When the opportunity comes around, far less often than I would like these days, I go out of my way to ride the few remaining steam trains, tourist trains, mostly narrow-gauge operations of a few miles at most. But from Chama, New Mexico, Baldwin Mikado locomotives still carry summertime passengers on the Cumbres and Toltec Scenic Railroad through the gorgeous highlands across the state boundary 64 miles down the line to Antonito, Colorado. And back the next day if you have time. I've ridden that run more than 10 times since the 1970s. Spent hours watching and talking to the mechanics who keep the 88-year-old locomotives in prime condition, often building their own spare parts.
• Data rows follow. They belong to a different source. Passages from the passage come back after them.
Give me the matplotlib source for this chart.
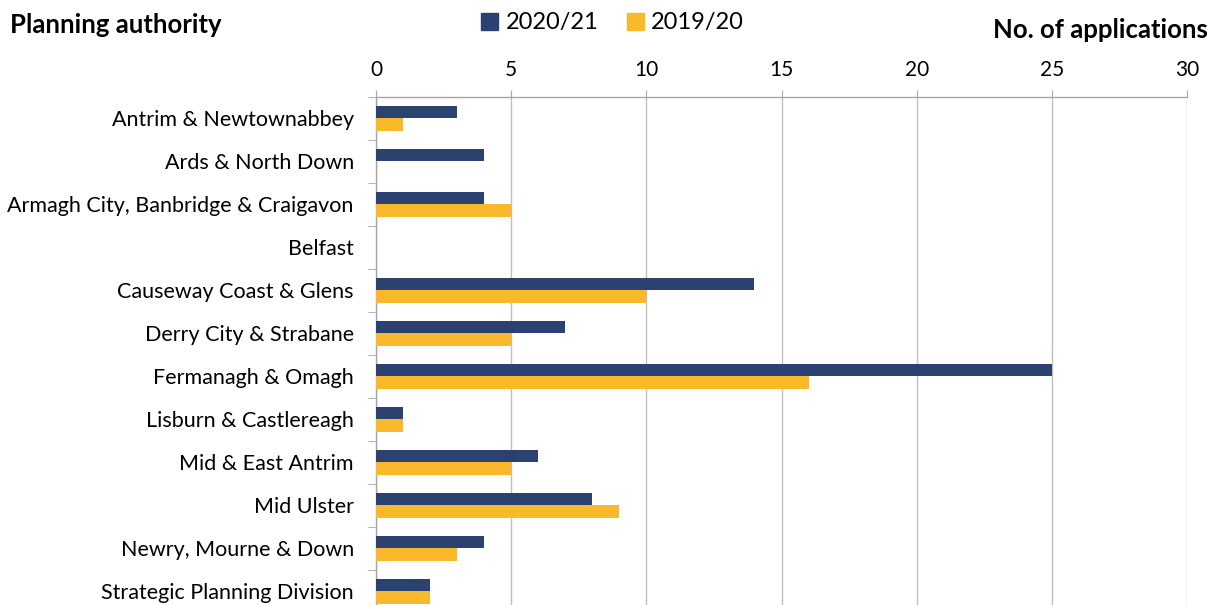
import numpy as np
import matplotlib.pyplot as plt
from matplotlib.patches import Patch

plt.rcParams['font.family'] = ['Lato', 'DejaVu Sans']

authorities = ['Antrim & Newtownabbey', 'Ards & North Down', 'Armagh City, Banbridge & Craigavon',
               'Belfast', 'Causeway Coast & Glens', 'Derry City & Strabane', 'Fermanagh & Omagh',
               'Lisburn & Castlereagh', 'Mid & East Antrim', 'Mid Ulster', 'Newry, Mourne & Down',
               'Strategic Planning Division']
apps_2021 = [3, 4, 4, 0, 14, 7, 25, 1, 6, 8, 4, 2]
apps_1920 = [1, 0, 5, 0, 10, 5, 16, 1, 5, 9, 3, 2]

navy = '#2B4170'
amber = '#F9B92A'
grey = '#A6A6A6'

fig = plt.figure(figsize=(12.2, 6.05), dpi=100)
ax = fig.add_axes([0.3082, -0.0132, 0.6648, 0.8529])

y = np.arange(len(authorities))
h = 0.28
ax.barh(y - h / 2, apps_2021, height=h, color=navy, linewidth=0, zorder=3)
ax.barh(y + h / 2, apps_1920, height=h, color=amber, linewidth=0, zorder=3)

ax.set_xlim(0, 30)
ax.set_ylim(len(authorities) - 0.5, -0.5)
ax.xaxis.tick_top()
ax.set_xticks(range(0, 31, 5))
ax.tick_params(axis='x', length=5, color=grey, labelsize=15, pad=7)
ax.grid(axis='x', color='#BFBFBF', linewidth=1, zorder=0)

ax.set_yticks(y)
ax.set_yticklabels(authorities, fontsize=15.5)
ax.tick_params(axis='y', length=0, pad=16)
ax.set_yticks(np.arange(-0.5, len(authorities), 1), minor=True)
ax.tick_params(axis='y', which='minor', length=6, color=grey)

for s in ['right', 'bottom']:
    ax.spines[s].set_visible(False)
for s in ['top', 'left']:
    ax.spines[s].set_color(grey)
    ax.spines[s].set_linewidth(1)

fig.text(0.008, 0.958, 'Planning authority', fontsize=18.5, fontweight='bold', va='center', ha='left')
fig.text(0.99, 0.95, 'No. of applications', fontsize=18.5, fontweight='bold', va='center', ha='right')

handles = [Patch(color=navy), Patch(color=amber)]
fig.legend(handles, ['2020/21', '2019/20'], loc='center', bbox_to_anchor=(0.502, 0.962), ncol=2,
           frameon=False, fontsize=17, handlelength=0.75, handleheight=0.75, handletextpad=0.3,
           columnspacing=1.2)

fig.savefig('out.png', dpi=100)
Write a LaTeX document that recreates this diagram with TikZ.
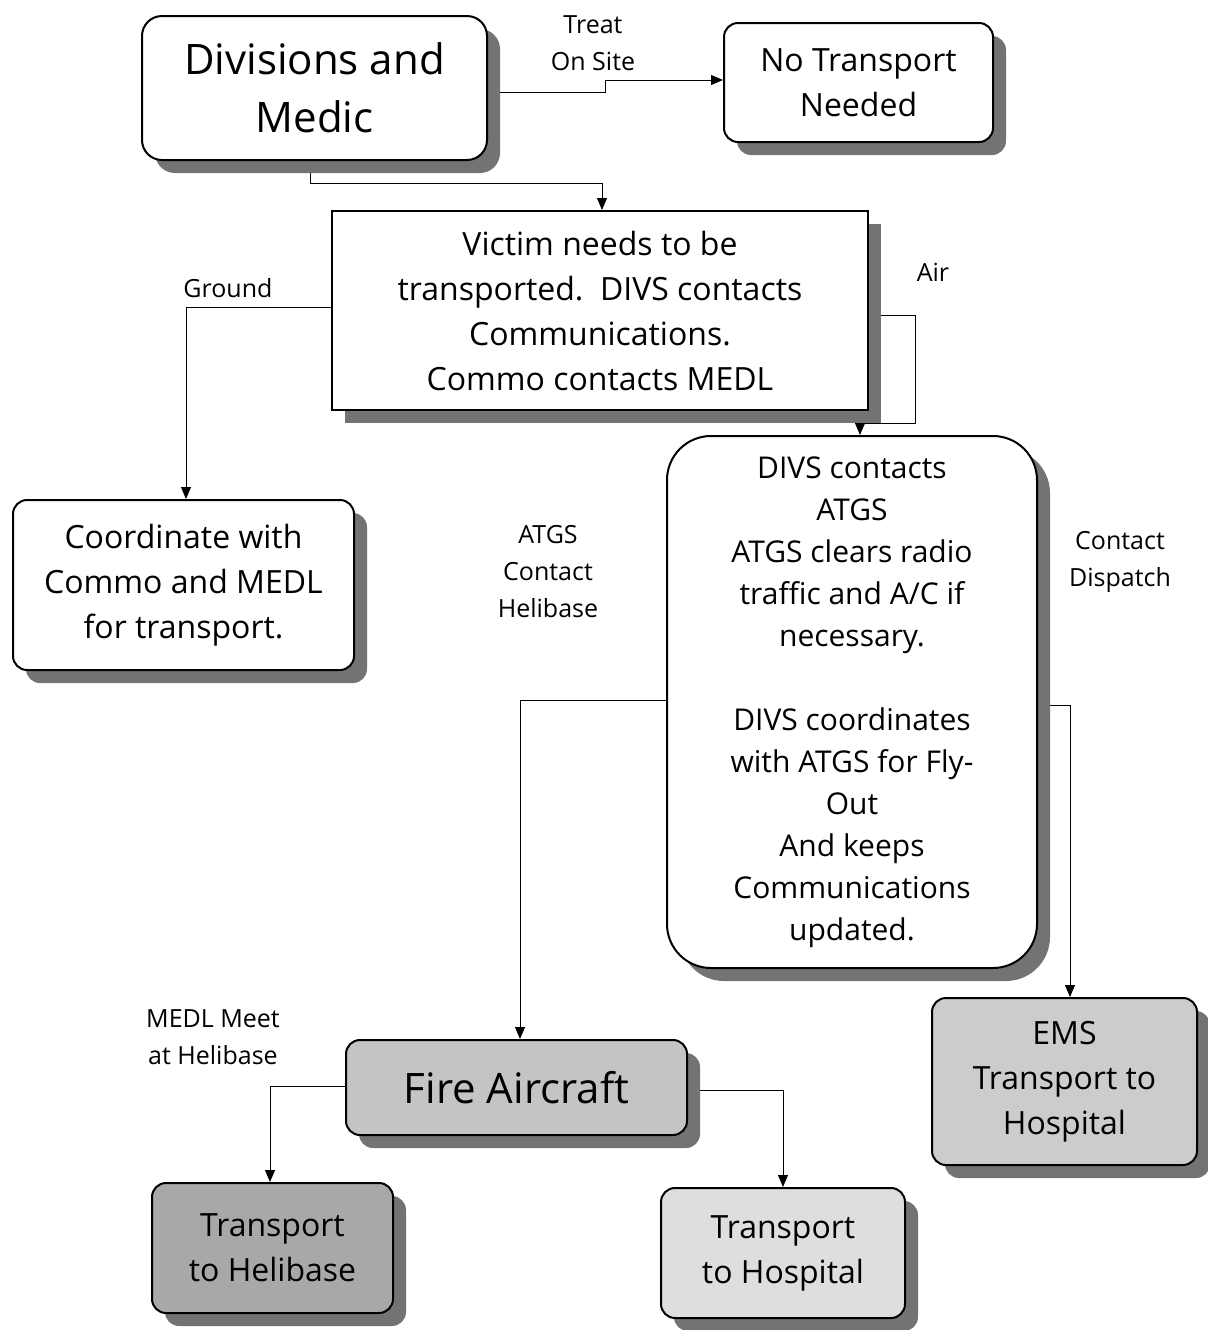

Much as I enjoy those antique machines, however, what I'm eager to still be alive for is to ride behind a locomotive that doesn't look or work anything like these old steamers. Locomotives that could make that four-hour trip in just 13 minutes.
At Wired, Keith Barry writes about it in Japan’s Levitating Train Hits 310 MPH in Trials:
It’s currently the world’s longest and fastest stretch of maglev train, reaching speeds as high as 310 mph in a demonstration last week. But Japan’s L-Zero only lives on 15 miles of test track, and we’re still more than a decade away from completion.
After five years of trials, plus some starts and stops, Central Japan Railway Co. is finally starting construction on a maglev line between Nagoya and Tokyo, a 177-mile trip that will be cut from 95 minutes on today’s high-speed trains to just 40 minutes with maglev by 2027. To put that kind of speed in perspective, Amtrak’s Acela takes about 3 hours and 40 minutes to go about 210 miles. A trip from Boston to New York on maglev would take under an hour.
By 2045, JR Central hopes to extend the line to Osaka, which will cut the number of passengers on the frequent flights between the two cities. When built, the maglev will join an airport line in Shanghai and a low-speed train in Nagoya, among other rail systems that use magnets to float rail cars above a track to reduce friction and increase stability.
While Japan’s maglev promises to be an impressive technical feat, there’s some worry that Japan’s population won’t be big enough to sustain it. The Nagoya extension alone is expected to cost anywhere from $52 billion to as much as $90 billion, thanks to the difficulty of tunneling through cities and mountains to make a straight track. [...]
Whooooooooosh!
|
I hope they solve their technical and financial issues and keep to the announced schedule for the Nagoya to Osaka run. If they do, it will be just in time for my 100th birthday.
Blast from the Past. At Daily Kos on this date in 2003—Okay, so WMDs wasn't the issue after all...:
There's moving the goal posts, and then there's moving to an entirely different stadium. In a different city. Playing a different sport.
The U.S.-led invasion of Iraq was justified in part because Saddam Hussein retained scientists capable of building nuclear weapons, Washington's top arms control official said Thursday.
In an interview with The Associated Press, John Bolton, undersecretary of state for arms control, said that whether Saddam's regime actually possessed weapons of mass destruction "isn't really the issue."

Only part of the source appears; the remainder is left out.